La CSMF et le SML projettent que ce nouveau système représente rapidement au moins 20 % de la rémunération totale du médecin. Ce système devrait s’appuyer sur des « bases scientifiques incontestables », émanant des sociétés savantes et de la Haute autorité de santé (HAS). Pour les praticiens qui atteindraient 100 % de leurs objectifs, cette rémunération complémentaire pourrait représenter 12 000 à 15 000 euros par professionnel et par an.

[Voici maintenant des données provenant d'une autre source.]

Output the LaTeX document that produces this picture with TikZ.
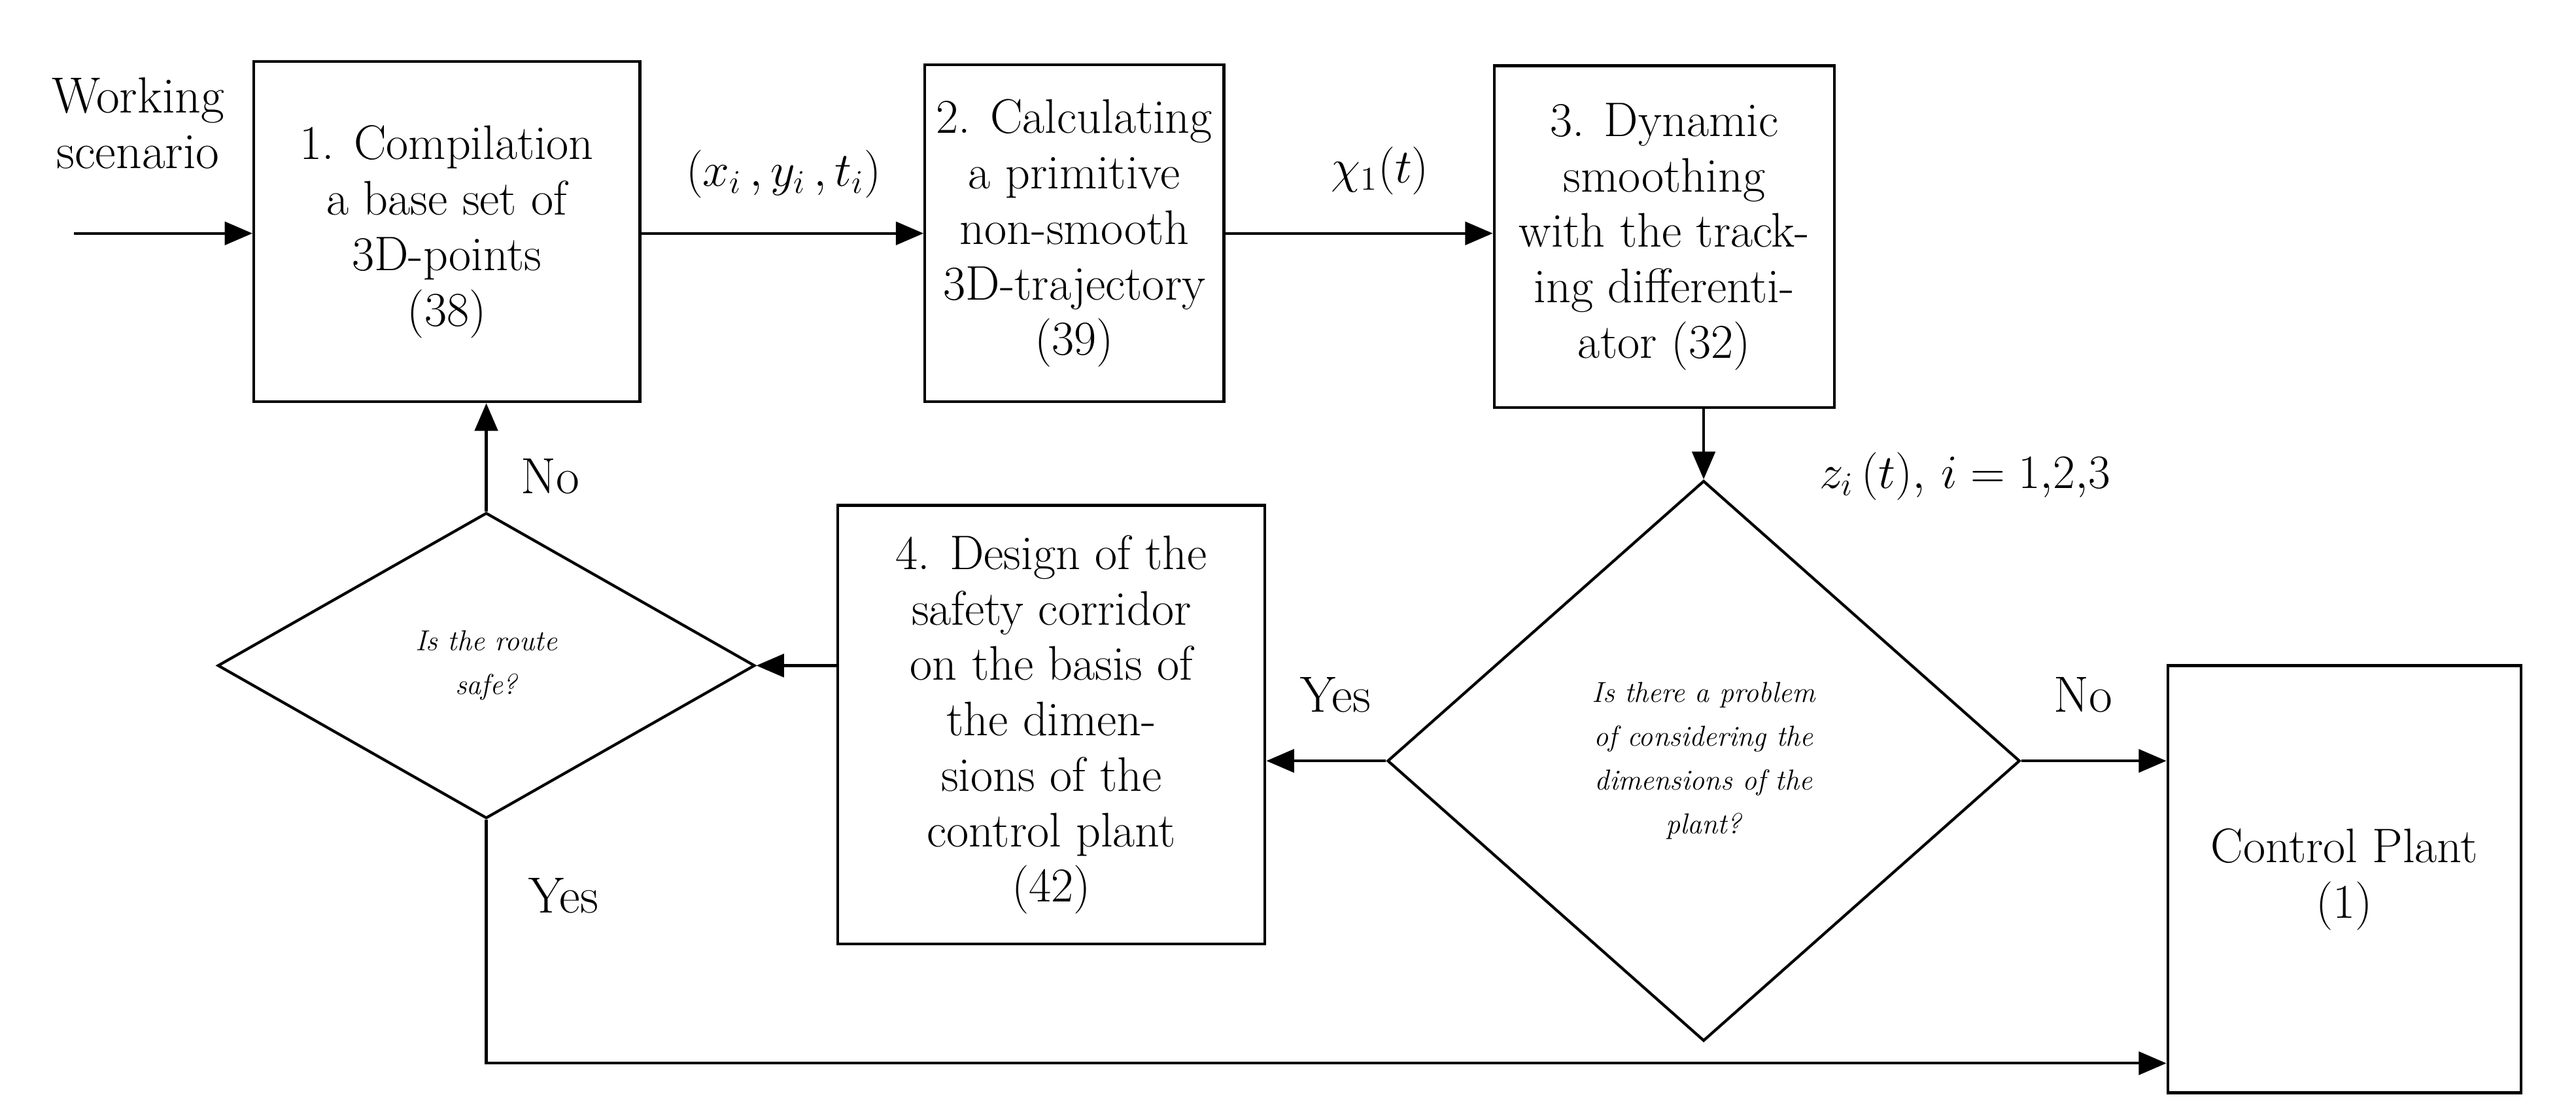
\documentclass[tikz,border=0pt]{standalone}
\usetikzlibrary{shapes.geometric,arrows.meta}
\tikzset{
  box/.style={draw, line width=1.2pt, align=center, inner sep=2pt, font=\fontsize{21}{24}\selectfont},
  dia/.style={draw, diamond, line width=1.2pt, inner sep=0pt, align=center, font=\fontsize{12.5}{19}\selectfont\itshape},
  lbl/.style={font=\fontsize{22}{24}\selectfont},
  flow/.style={line width=1.2pt, -{Triangle[length=12pt,width=10pt]}}
}
\begin{document}
\begin{tikzpicture}[x=0.025cm,y=-0.025cm]
  \useasboundingbox (0,0) rectangle (1568,679);

  % Boxes
  \node[box, minimum width=235*0.025cm, minimum height=207*0.025cm] (comp) at (272,141) {1. Compilation\\a base set of\\3D-points\\(38)};
  \node[box, minimum width=182*0.025cm, minimum height=205*0.025cm] (calc) at (654,142) {2. Calculating\\a primitive\\non-smooth\\3D-trajectory\\(39)};
  \node[box, minimum width=207*0.025cm, minimum height=208*0.025cm] (smooth) at (1013,144) {3. Dynamic\\smoothing\\with the track-\\ing differenti-\\ator (32)};
  \node[box, minimum width=260*0.025cm, minimum height=267*0.025cm] (corr) at (640,441) {4. Design of the\\safety corridor\\on the basis of\\the dimen-\\sions of the\\control plant\\(42)};
  \node[box, minimum width=215*0.025cm, minimum height=260*0.025cm] (plant) at (1427,535) {Control Plant\\(1)};

  % Decisions
  \node[dia, minimum width=327*0.025cm, minimum height=186*0.025cm] (safe) at (296,405) {Is the route\\safe?};
  \node[dia, minimum width=385*0.025cm, minimum height=341*0.025cm] (prob) at (1037,463) {Is there a problem\\of considering the\\dimensions of the\\plant?};

  % Connectors
  \coordinate (start) at (45,142);
  \coordinate (bend) at (296,647);
  \draw[flow] (start) -- (comp.west |- start);
  \draw[flow] (comp.east |- start) -- (calc.west |- start);
  \draw[flow] (calc.east |- start) -- (smooth.west |- start);
  \draw[flow] (smooth.south -| prob.north) -- (prob.north);
  \draw[flow] (prob.west) -- (corr.east |- prob.west);
  \draw[flow] (prob.east) -- (plant.west |- prob.east);
  \draw[flow] (corr.west |- safe.east) -- (safe.east);
  \draw[flow] (safe.north) -- (comp.south -| safe.north);
  \draw[flow] (safe.south) -- (bend) -- (plant.west |- bend);

  % Labels
  \node[lbl, align=center] at (84,75) {Working\\scenario};
  \node[lbl] at (477,106) {$(x_i\,,y_i\,,t_i)$};
  \node[lbl] at (840,104) {$\chi_1(t)$};
  \node[lbl] at (1196,290) {$z_i\,(t),\, i=1{,}2{,}3$};
  \node[lbl] at (335,290) {No};
  \node[lbl] at (343,545) {Yes};
  \node[lbl] at (813,423) {Yes};
  \node[lbl] at (1268,423) {No};
\end{tikzpicture}
\end{document}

Dans un premier temps, il serait réservé aux médecins traitants, essentiellement généralistes, avant d’être adaptés à toutes les spécialités.
« Il nous faut redonner l’envie à tous d’être médecin libéral, déclare le Dr Christian Jeambrun. Avec ce projet ambitieux, nous changeons de paradigme, nous sortons des négociations conventionnelles classiques ». « Nous voulons tourner le dos à des solutions archaïques telles que les filières de soins, le gatekeeper et la capitation à l’anglaise, indique pour sa part le Dr Michel Chassang, président de la CSMF. Nous voulons basculer dans un système moderne, performant, qui garantisse une médecine de qualité et qui récompense les médecins au lieu de les pénaliser ».
Les deux syndicats sont plus prompts à vanter les mérites de leur projet qu’à en estimer le coût. « Il faut traduire le coût par rapport aux économies que ce dispositif entraînera », analyse le Dr Jeambrun. « La qualité et une meilleure organisation valent un investissement », clame Michel Chassang.
Pour novateur qu’il soit, ce projet devra recueillir l’aval de l’Assurance-maladie. Il devra aussi être compatible avec l’objectif national des dépenses d’assurance-maladie (ONDAM) qui sera fixé à +2,8 % l’an prochain.